Happy New Year
Because of a dream last night, I woke up with a revelation.
Though we felt miles apart, perhaps the knowledge levels of my fellow middle school students and I wasn't actually that far apart.
In gym class, we'd play various sports, like baseball (or softball or t-ball or kickball...). The rules were never explained in class. "Just do what everyone else does." There were 3 to 5 students who magically possessed the knowledge of the rules. They wouldn't tell you what the rules were, only if you broke them.
I broke those rules ALL THE TIME. The biggest reason that I sucked at sports, at gym class, was because I kept breaking rules. (This sucking reasoning is closely followed by my poor coordination, but that's not the point.) "You're out. You can't drop the bat that way." (I still, to this day, don't know the proper way to place a bat down after hitting the ball.) "You're out because Joe was stealing second and you were on second and didn't make it to third in time." (I didn't even know what stealing a base was, but stealing is a word that means a very bad action, so I wouldn't have wanted to do it. Plus, did it ever occur to Joe that this was going to backfire? There's no way I would have known I had to run. And even if I did know, there's no way I was going to make it. Why did he think I would? Did he think that through, or was he just trying to get his own teammate "out" because it somehow made him look better? Why is that? I really don't know.)
But then there was English class. I seemed to know a lot of "rules" that hadn't been taught. I read a lot of books, and learned grammar as a result. Joe didn't read a lot of books, he was busy with Little League and such.

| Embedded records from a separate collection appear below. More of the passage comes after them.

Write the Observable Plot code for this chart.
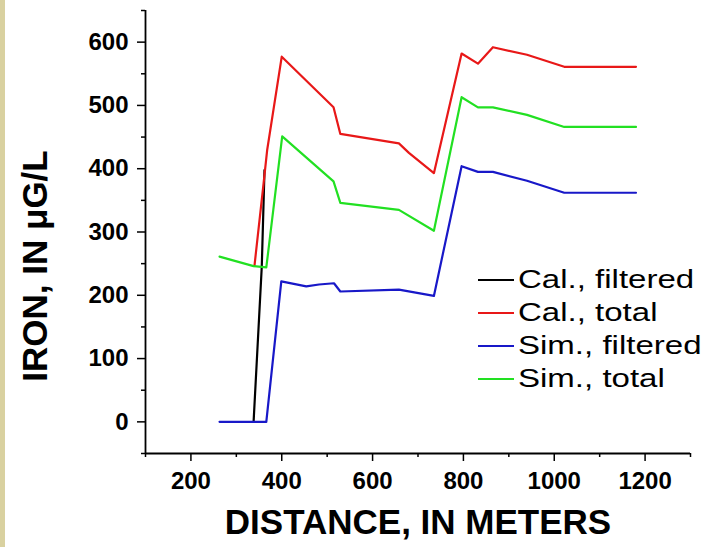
<!DOCTYPE html>
<html><head><meta charset="utf-8">
<script src="https://cdn.jsdelivr.net/npm/d3@7"></script>
<script src="https://cdn.jsdelivr.net/npm/@observablehq/plot@0.6"></script>
<style>
body{margin:0;background:#fff;}
#wrap{position:relative;width:710px;height:547px;overflow:hidden;background:#fff;}
#strip{position:absolute;left:0;top:0;width:5px;height:547px;background:#d9d1a0;}
#legend{position:absolute;left:478px;top:263px;font-family:"Liberation Sans",Arial,sans-serif;font-size:26px;color:#000;}
.row{display:flex;align-items:center;height:33px;white-space:nowrap;}
.sw{width:36px;height:2px;margin-right:4px;flex:none;}
.lt{display:inline-block;transform:scaleX(1.27);transform-origin:0 50%;}
</style></head><body><div id="wrap"><div id="chart"></div><div id="strip"></div><div id="legend"></div></div>
<script>
const seriesNames = ["Cal., filtered", "Cal., total", "Sim., filtered", "Sim., total"];
const seriesColors = ["#000000", "#e81818", "#1818c8", "#22e022"];

const calFilteredX = [338, 356, 362];
const calFilteredY = [0, 245, 398];

const calTotalX = [340, 360, 368, 400, 514, 529, 658, 680, 735, 796, 832, 865, 940, 1022, 1180];
const calTotalY = [247, 377, 430, 577, 497, 455, 440, 425, 393, 582, 566, 592, 580, 561, 561];

const simFilteredX = [263, 366, 399, 454, 482, 515, 529, 658, 735, 796, 832, 865, 940, 1022, 1180];
const simFilteredY = [0, 0, 222, 214, 217, 219, 206, 209, 199, 404, 395, 395, 381, 362, 362];

const simTotalX = [263, 338, 366, 401, 514, 529, 658, 735, 796, 832, 865, 940, 1022, 1180];
const simTotalY = [261, 246, 244, 451, 380, 346, 335, 302, 513, 497, 497, 485, 466, 466];

const xTicks = [200, 400, 600, 800, 1000, 1200];
const xMinorTicks = [100, 300, 500, 700, 900, 1100, 1300];
const yTicks = [0, 100, 200, 300, 400, 500, 600];
const yMinorTicks = [-50, 50, 150, 250, 350, 450, 550, 650];

const xLabel = "DISTANCE, IN METERS";
const yLabel = "IRON, IN \u03BCG/L";

function toRows(xs, ys) { return xs.map((x, i) => ({x, y: ys[i]})); }
const series = [
  toRows(calFilteredX, calFilteredY),
  toRows(calTotalX, calTotalY),
  toRows(simFilteredX, simFilteredY),
  toRows(simTotalX, simTotalY)
];

const font = "Liberation Sans, Arial, sans-serif";
const chart = Plot.plot({
  width: 710, height: 547,
  marginLeft: 145, marginRight: 20, marginTop: 10, marginBottom: 94,
  x: {domain: [100, 1300]},
  y: {domain: [-50, 650]},
  style: {fontFamily: font, color: "#000", background: "transparent", overflow: "visible"},
  marks: [
    Plot.axisX(xTicks, {tickSize: 8, tickPadding: 10, fontSize: 24, fontWeight: "bold", label: null, strokeWidth: 1.5, tickFormat: d => String(d)}),
    Plot.axisX(xMinorTicks, {tickSize: 4, label: null, strokeWidth: 1.5, tickFormat: () => ""}),
    Plot.axisY(yTicks, {tickSize: 8, tickPadding: 9, fontSize: 24, fontWeight: "bold", label: null, strokeWidth: 1.5, tickFormat: d => String(d)}),
    Plot.axisY(yMinorTicks, {tickSize: 4, label: null, strokeWidth: 1.5, tickFormat: () => ""}),
    ...series.map((rows, i) => Plot.line(rows, {x: "x", y: "y", stroke: seriesColors[i], strokeWidth: 2.2})),
    Plot.ruleX([100], {stroke: "#000", strokeWidth: 1.8}),
    Plot.ruleY([-50], {stroke: "#000", strokeWidth: 1.8}),
    Plot.text([xLabel], {frameAnchor: "bottom", dy: 80, fontSize: 35, fontWeight: "bold", fill: "#000"}),
    Plot.text([yLabel], {frameAnchor: "left", textAnchor: "middle", dx: -110, dy: 34, rotate: -90, fontSize: 35, fontWeight: "bold", fill: "#000"})
  ]
});
document.getElementById("chart").appendChild(chart);

const legend = document.getElementById("legend");
seriesNames.forEach((name, i) => {
  const row = document.createElement("div");
  row.className = "row";
  const sw = document.createElement("div");
  sw.className = "sw";
  sw.style.background = seriesColors[i];
  const t = document.createElement("span");
  t.className = "lt";
  t.textContent = name;
  row.appendChild(sw); row.appendChild(t);
  legend.appendChild(row);
});
</script>
</body></html>
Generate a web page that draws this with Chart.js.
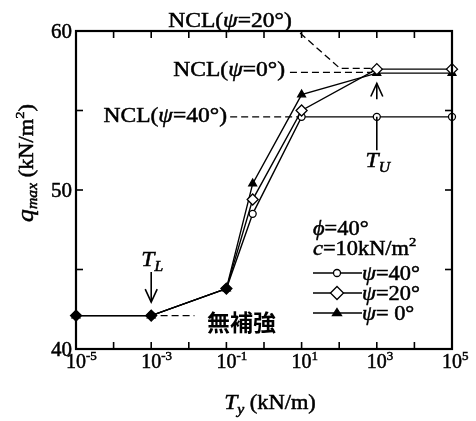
<!DOCTYPE html>
<html>
<head>
<meta charset="utf-8">
<script src="https://cdn.jsdelivr.net/npm/chart.js@4/dist/chart.umd.min.js"></script>
<style>
  html, body { margin: 0; background: #fff; }
  #wrap { width: 476px; height: 421px; }
</style>
</head>
<body>
<div id="wrap"><canvas id="qmaxChart"></canvas></div>
<script>
// T_y values (kN/m) and q_max (kN/m2) for each dilatancy angle
const tyValues = [1e-5, 1e-3, 1e-1, 0.5, 10, 1e3, 1e5];
const qPsi40 = [42.1, 42.1, 43.8, 48.5, 54.6, 54.6, 54.6];
const qPsi20 = [42.1, 42.1, 43.8, 49.4, 55.0, 57.6, 57.6];
const qPsi0 = [42.1, 42.1, 43.8, 50.4, 56.0, 57.35, 57.35];

const xTickExps = [-5, -3, -1, 1, 3, 5];
const xMarkExps = [-5, -4, -3, -2, -1, 0, 1, 2, 3, 4, 5];
const yTickLabels = [40, 50, 60];
const yTickMarks = [40, 45, 50, 55, 60];

const nclPsi0 = 57.4;
const nclPsi20 = 57.65;
const nclPsi40 = 54.6;
const unreinforced = 42.1;

const SERIF = '"Liberation Serif", "Times New Roman", serif';
const font = (size, italic) => (italic ? "italic " : "") + size + "px " + SERIF;

// runs: [text, size, italic, dy]
function drawRuns(ctx, runs, x, y, align, sx) {
  sx = sx || 1;
  let w = 0;
  runs.forEach(r => { ctx.font = font(r[1], r[2]); w += ctx.measureText(r[0]).width; });
  ctx.save();
  ctx.translate(x, y);
  ctx.scale(sx, 1);
  let cx = align === "center" ? -w / 2 : align === "right" ? -w : 0;
  ctx.textAlign = "left";
  ctx.textBaseline = "alphabetic";
  ctx.fillStyle = "#000";
  ctx.strokeStyle = "#000";
  ctx.lineWidth = 0.5;
  ctx.setLineDash([]);
  runs.forEach(r => {
    ctx.font = font(r[1], r[2]);
    ctx.fillText(r[0], cx, r[3] || 0);
    ctx.strokeText(r[0], cx, r[3] || 0);
    cx += ctx.measureText(r[0]).width;
  });
  ctx.restore();
}

function line(ctx, pts, dash) {
  ctx.save();
  ctx.setLineDash(dash || []);
  ctx.beginPath();
  pts.forEach((p, i) => i ? ctx.lineTo(p[0], p[1]) : ctx.moveTo(p[0], p[1]));
  ctx.stroke();
  ctx.restore();
}

function arrowHead(ctx, x, y, dir) {
  // open V head, dir = -1 pointing up, +1 pointing down
  line(ctx, [[x - 6, y - dir * 13], [x, y], [x + 6, y - dir * 13]]);
}

function marker(ctx, style, x, y) {
  ctx.save();
  ctx.lineWidth = 1.3;
  ctx.strokeStyle = "#000";
  ctx.beginPath();
  if (style === "circle") {
    ctx.arc(x, y, 3.5, 0, Math.PI * 2);
    ctx.fillStyle = "#fff";
  } else if (style === "diamond") {
    ctx.moveTo(x - 6.5, y); ctx.lineTo(x, y - 6.5); ctx.lineTo(x + 6.5, y); ctx.lineTo(x, y + 6.5);
    ctx.closePath();
    ctx.fillStyle = "#fff";
  } else {
    ctx.moveTo(x, y - 4.5); ctx.lineTo(x + 4.5, y + 2.5); ctx.lineTo(x - 4.5, y + 2.5);
    ctx.closePath();
    ctx.fillStyle = "#000";
  }
  ctx.fill();
  ctx.stroke();
  ctx.restore();
}

const decorPlugin = {
  id: "decor",
  afterDraw(chart) {
    const ctx = chart.ctx;
    const xs = chart.scales.x, ys = chart.scales.y;
    const { left, right, top, bottom } = chart.chartArea;
    const px = e => xs.getPixelForValue(Math.pow(10, e));
    const py = v => ys.getPixelForValue(v);
    const S = 1.12;

    ctx.save();
    ctx.strokeStyle = "#000";
    ctx.fillStyle = "#000";

    // frame and inward ticks
    ctx.lineWidth = 2.2;
    ctx.strokeRect(left, top, right - left, bottom - top);
    ctx.lineWidth = 1.6;
    xMarkExps.forEach(e => {
      const x = px(e);
      line(ctx, [[x, bottom], [x, bottom - 7]]);
      line(ctx, [[x, top], [x, top + 7]]);
    });
    yTickMarks.forEach(v => {
      const y = py(v);
      line(ctx, [[left, y], [left + 7, y]]);
      line(ctx, [[right, y], [right - 7, y]]);
    });

    // tick labels
    xTickExps.forEach(e => {
      const x = px(e);
      ctx.font = font(20);
      const w = ctx.measureText("10").width;
      drawRuns(ctx, [["10", 20], [String(e), 13, false, -8]], x - w / 2, bottom + 19, "left");
    });
    yTickLabels.forEach(v => {
      drawRuns(ctx, [[String(v), 21]], left - 4, py(v) + 7, "right");
    });

    // axis titles
    drawRuns(ctx, [["T", 21, true], ["y", 14, true, 5], [" (kN/m)", 20]], 270, 409, "center", S);
    ctx.save();
    ctx.translate(33, 163);
    ctx.rotate(-Math.PI / 2);
    drawRuns(ctx, [["q", 23, true], ["max", 14, true, 4], [" (kN/m", 20], ["2", 13, false, -9], [")", 20]], 0, 0, "center", S);
    ctx.restore();

    // NCL annotations
    ctx.lineWidth = 1.3;
    const dash = [7, 4];
    drawRuns(ctx, [["NCL(", 21], ["\u03c8", 21, true], ["=20\u00b0)", 21]], 230, 27, "center", S);
    line(ctx, [[px(0.96), py(59.87)], [px(2.02), py(nclPsi20)], [px(2.87), py(nclPsi20)]], dash);

    drawRuns(ctx, [["NCL(", 21], ["\u03c8", 21, true], ["=0\u00b0)", 21]], 285, 76, "right", S);
    line(ctx, [[px(0.69), py(nclPsi0)], [px(2.87), py(nclPsi0)]], dash);

    drawRuns(ctx, [["NCL(", 21], ["\u03c8", 21, true], ["=40\u00b0)", 21]], 227, 122, "right", S);
    line(ctx, [[px(-0.9), py(nclPsi40)], [px(0.9), py(nclPsi40)]], dash);

    // T_U
    ctx.lineWidth = 1.6;
    const xu = px(3);
    line(ctx, [[xu, py(55.7)], [xu, py(56.7)]]);
    arrowHead(ctx, xu, py(56.7), -1);
    line(ctx, [[xu, py(nclPsi40)], [xu, py(52.5)]]);
    drawRuns(ctx, [["T", 21, true], ["U", 14, true, 5]], xu + 1, 167, "center", S);

    // T_L
    const xl = px(-3);
    drawRuns(ctx, [["T", 21, true], ["L", 14, true, 5]], xl + 1, 266, "center", S);
    line(ctx, [[xl, 272], [xl, py(42.95)]]);
    arrowHead(ctx, xl, py(42.95), 1);

    // unreinforced
    ctx.lineWidth = 1.3;
    line(ctx, [[px(-2.75), py(unreinforced)], [px(-1.85), py(unreinforced)]], dash);
    ctx.font = 'bold 23px "Noto Sans CJK JP", sans-serif';
    ctx.textAlign = "left";
    ctx.textBaseline = "middle";
    ctx.fillText("無補強", 207, 322);

    // legend
    drawRuns(ctx, [["\u03d5", 20, true], ["=40\u00b0", 20]], 313, 235, "left", S);
    drawRuns(ctx, [["c", 20, true], ["=10kN/m", 20], ["2", 13, false, -9]], 313, 255, "left", S);
    const rows = [["circle", "=40\u00b0", 273], ["diamond", "=20\u00b0", 293], ["triangle", "= 0\u00b0", 313]];
    rows.forEach(r => {
      ctx.lineWidth = 1.3;
      line(ctx, [[313, r[2]], [362, r[2]]]);
      marker(ctx, r[0], 337, r[2]);
      drawRuns(ctx, [["\u03c8", 20, true], [r[1], 20]], 362, r[2] + 7, "left", S);
    });

    ctx.restore();
  }
};

const toPoints = ys => tyValues.map((t, i) => ({ x: t, y: ys[i] }));
const baseSet = { borderColor: "#000", borderWidth: 1.4, pointBorderColor: "#000", pointBorderWidth: 1.3, clip: false, tension: 0, fill: false };

const ctx1 = document.getElementById("qmaxChart").getContext("2d");
new Chart(ctx1, {
  type: "line",
  data: {
    datasets: [
      Object.assign({}, baseSet, {
        label: "\u03c8=20\u00b0",
        data: toPoints(qPsi20),
        pointStyle: "rectRot",
        pointRadius: 5.5,
        pointBackgroundColor: tyValues.map((t, i) => (i < 3 ? "#000" : "#fff")),
      }),
      Object.assign({}, baseSet, {
        label: "\u03c8=0\u00b0",
        data: toPoints(qPsi0),
        pointStyle: "triangle",
        pointRadius: 4.5,
        pointBackgroundColor: "#000",
      }),
      Object.assign({}, baseSet, {
        label: "\u03c8=40\u00b0",
        data: toPoints(qPsi40),
        pointStyle: "circle",
        pointRadius: 3.5,
        pointBackgroundColor: "#fff",
      }),
    ],
  },
  options: {
    responsive: true,
    maintainAspectRatio: false,
    animation: false,
    layout: { padding: { left: 76, right: 24, top: 31, bottom: 72 } },
    plugins: {
      legend: { display: false },
      tooltip: { enabled: false },
    },
    scales: {
      x: { type: "logarithmic", min: 1e-5, max: 1e5, display: false },
      y: { type: "linear", min: 40, max: 60, display: false },
    },
  },
  plugins: [decorPlugin],
});
</script>
</body>
</html>
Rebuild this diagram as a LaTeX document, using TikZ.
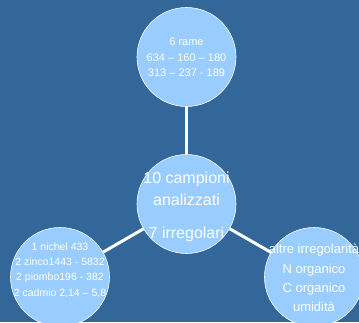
\documentclass[tikz,border=0pt]{standalone}
\usepackage{fontspec}
\setmainfont{Liberation Sans}
\definecolor{sfondo}{HTML}{336699}
\definecolor{disco}{HTML}{99CCFF}
\newcommand*{\Raggio}{49.5pt}
\begin{document}
\begin{tikzpicture}[x=1pt, y=-1pt,
    disc/.style={circle, fill=disco, draw=white, line width=0.6pt,
      minimum size=2*\Raggio, inner sep=0pt},
    legame/.style={draw=white, line width=3pt},
    testo/.style={text=white, align=center, inner sep=0pt}]
    % sfondo
    \fill[sfondo] (0,0) rectangle (359,322);
    \useasboundingbox (0,0) rectangle (359,322);

    % i quattro dischi
    \node[disc] (rame)     at (186.5,57)  {};
    \node[disc] (campioni) at (186.5,204) {};
    \node[disc] (metalli)  at (60,277)    {};
    \node[disc] (altre)    at (314,277)   {};

    % legami
    \draw[legame] (rame) -- (campioni);
    \draw[legame] (campioni) -- (metalli);
    \draw[legame] (campioni) -- (altre);

    % testi
    \node[testo, font=\fontsize{11}{15.5}\selectfont] (t-rame) at ([yshift=-0.5pt]rame)
      {6 rame\\634 -- 160 -- 180\\313 -- 237 - 189};
    \node[testo, font=\fontsize{16}{22}\selectfont] (t-campioni) at ([yshift=-3pt]campioni)
      {10 campioni\\analizzati\\[11pt]7 irregolari};
    \node[testo, font=\fontsize{10.5}{15.3}\selectfont] (t-metalli) at ([yshift=7pt]metalli)
      {1 nichel 433\\2 zinco1443 - 5832\\2 piombo196 - 382\\2 cadmio 2,14 -- 5,8};
    \node[testo, font=\fontsize{13}{19.3}\selectfont] (t-altre) at ([yshift=-1pt]altre)
      {altre irregolarità\\N organico\\C organico\\umidità};
\end{tikzpicture}
\end{document}
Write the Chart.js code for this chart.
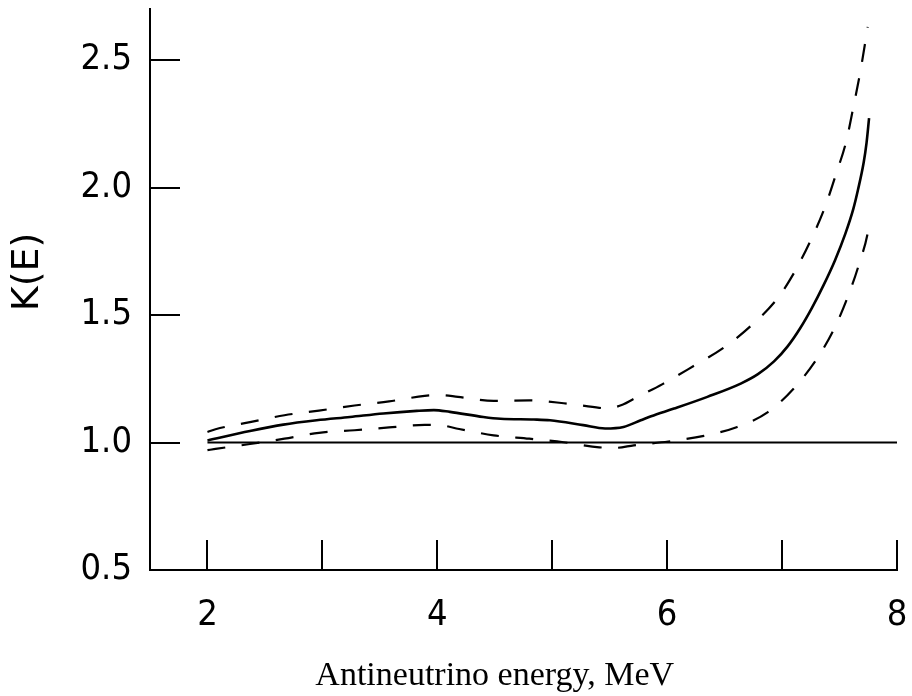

Is it possible that we were equal in our knowledge levels, but that he was being taught rules of a sport while I was learning the rules of language? Yet we each felt superior to the other because we knew so much about something that the other did not.
What might life have been like if we took the time to help each other? If we had both acknowledged that we excelled in different areas, and then tried to help each other? Except that's NOT how the world works. So when we had to do group work, I carried my "team." I did the lion's share so that I wouldn't fail, and they benefited with a higher grade. When we played baseball, Joe did the lion's share so our team would win and (I suppose) I benefited by being on a winning team. (This didn't alter my gym grade, so I don't understand the benefit to me one way or the other, but I'll assume there was supposed to be one.) We each walked away from those experiences with almost no knowledge gained. Joe wasn't really better at English class, I wasn't really better at Gym class.
Is this also how our government is set up?
Could the wealthy person at the BIG CHAIR be teaching people how to do better financially, while those people also taught him or others how to do whatever they happen to be good at? But, instead, is that person "stealing second" without a thought about the person on third, trying to win some game while not caring if his own teammates are "out" because of it? And even if the team doesn't win, does he feel like he did a good job because he tried to win a team game by himself? Is he doing all the group work to get an A, not caring if no one else in the group learns anything, thinking they should just be glad to have an A for a change?
What if we really did help each other? Not just what we perceive as help ("You were on a winning team, weren't you?" "You got an A, didn't you?"), but actually sharing our knowledge to elevate each other. It's a New Year. Maybe new thinking is in order.